I’ve been attending a conference for our automation vendor this week. Now, we’ve been with this automation vendor for about eight years, and it would not come as a surprise to them that I’m not counted among their happy customers. There are a lot of reasons for that and I don’t want to trivialize why I’d come to that conclusion.

But as I sat listening to the keynote, I realized that something that irks me about them is that they consistently fail to keep their brand promise. We’re told, year after year at these events, some variation of how the company “wants to be a strong and stable company that you can count on,” “remains committed to continued progress in client care and services,” and that it “values relationships with the libraries we serve.”

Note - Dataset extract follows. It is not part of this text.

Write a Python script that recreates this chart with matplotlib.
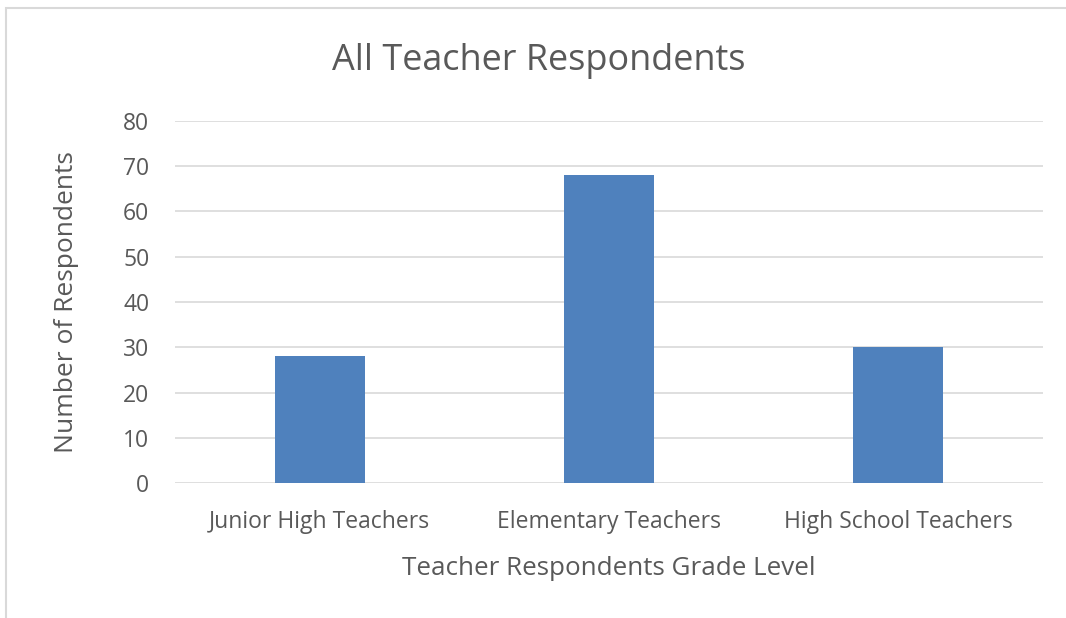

Yet our experience (and that of many other libraries, to judge by postings on various product lists) is that customers are nervous as anything at the upheaval the company has experienced as it has bought and sold, and been bought by, different entities over the last half dozen years; that customer service and documentation are terrible (posts to the sysadmin list often beg other customers for answers to logs that have languished for weeks or months with no action); and that there’s more commitment to developing products and services that the company wants to sell, rather than what customers want to buy.

My library hasn’t gone anywhere else because we can’t (similar to the situation for a lot of patrons, eh?). Yet I avoid interaction with this company, and I won’t even look at their sales literature (I’m at the conference because I can’t in good conscience stay totally ignorant of their plans), because I have these promises floating in my head from years of hearing them as their customer, and I no longer believe them.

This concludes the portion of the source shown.